RP:NCカレッジの環境はいかがですか。
長野:日本と桁違いというか、比べ物になりません。スタジアムの隣に、天然芝が7面あって、そこで練習しています。ユースの選手たちも、同じく天然芝でプレーしています。トレーニングジムにはさまざまな器械がたくさんあって、ザ・アメリカって感じです。素晴らしいリカバリーの施設もあります。環境面は何も言うことはなく、充実しすぎています。アメリカはやはり、スポーツ大国。日本との違いを感じる場面が多いですね。

RP:チームメイトとのコミュニケーションは?
長野:英語はもっと喋れないといけないですが、半分ぐらいは理解することが出来ます。周りの選手からは、名前で『FUKA(ふうか)』と呼ばれています。チームメイトも話しかけてくれますし、優しい人たちばかりで、サッカーに向き合えています。

RP:練習時間や試合時間はどんなスケジュールなのでしょうか?
長野:季節柄、今は暑いので、午前9時からの練習で、1時間半、2時間ぐらいトレーニングをして、お昼を食べて帰る、という感じです。試合開始は、夜7時とか、ですかね。アウェイでは時差があるので、まちまちで、主に飛行機移動です。

RP:サポーターの雰囲気はいかがですか?
長野:サポーターの方の雰囲気も、日本と全然違いますね。もちろん、男性サポーターもいますが、小さい女の子や、女性が多いですね。小さい子たちが、目をキラキラとさせながら、試合を見てくれたり、試合後には「サイン、ちょうだい」って言ってくれたりして、「あぁ、良いなぁ」と感じています。

RP:気候は?
長野:日本と、それほど変わりません。太陽の日差しは、強く感じますね。ただ、湿度がそれほどないのですが、暑いは、暑いです。

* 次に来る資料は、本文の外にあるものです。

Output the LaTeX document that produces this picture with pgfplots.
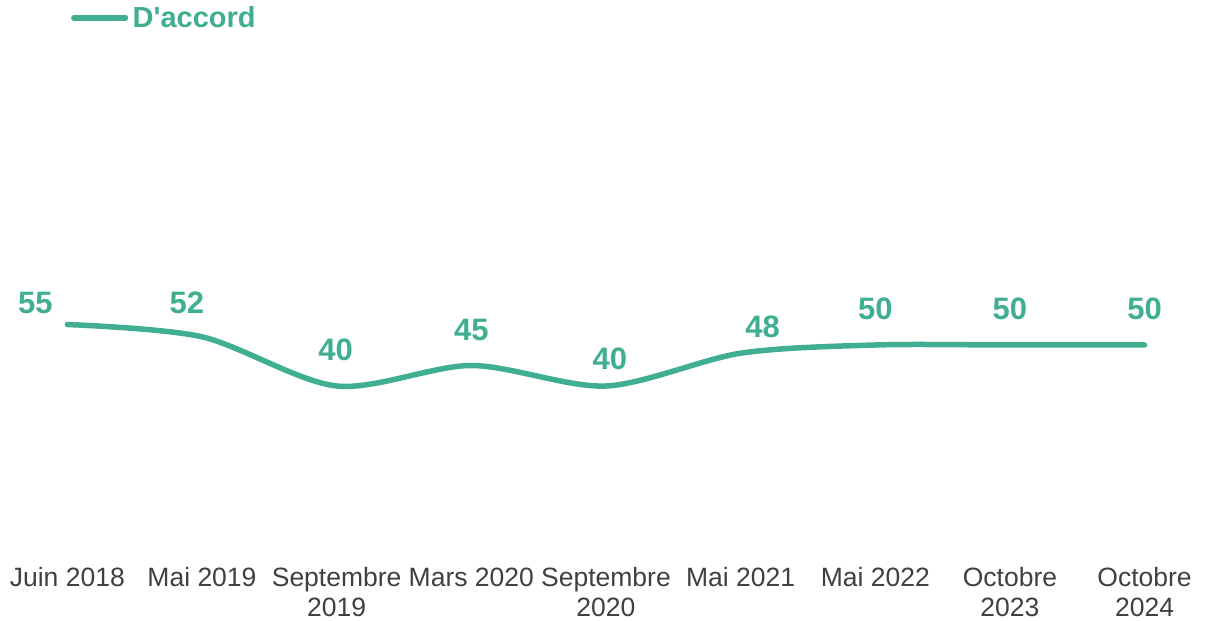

RP:U−20女子ワールドカップのコスタリカ大会。前大会のメンバーだった長野選手は、後輩たちの戦いをどのように見ていますか?
長野:(決勝前の取材)準決勝を見ましたが、最後まで諦めない気持ちが、あの劇的な結果に繋がったと思います。とても頼もしく、楽しそうにサッカーをしています。当時を思い出すと、私自身も、楽しみながらチャレンジしていたな、と思います。

RP:池田太監督とは、当時の指揮官であり、現在は、なでしこジャパンを率いて、監督と選手の関係性は変わりませんが、当時と今、何か変化はありますか?
長野:池田監督は、とにかくサッカーが大好きで、選手のことを考えてくれていて、誰よりも、熱い気持ちを持っています。選手と一緒に戦ってくれるところは、今も以前も変わっていません。本当に熱い監督です。

RP:なでしこジャパンの活動を並行しながら、これからのアメリカでの活躍、期待しています。最後に抱負をお願いします。
長野:新しい環境で、さまざまな面でチャレンジをして、日々、成長しながら、よりパワーアップしていきたいと思っています。もっともっと、この世界で戦える選手になりたいです。

RP:きょうはありがとうございました。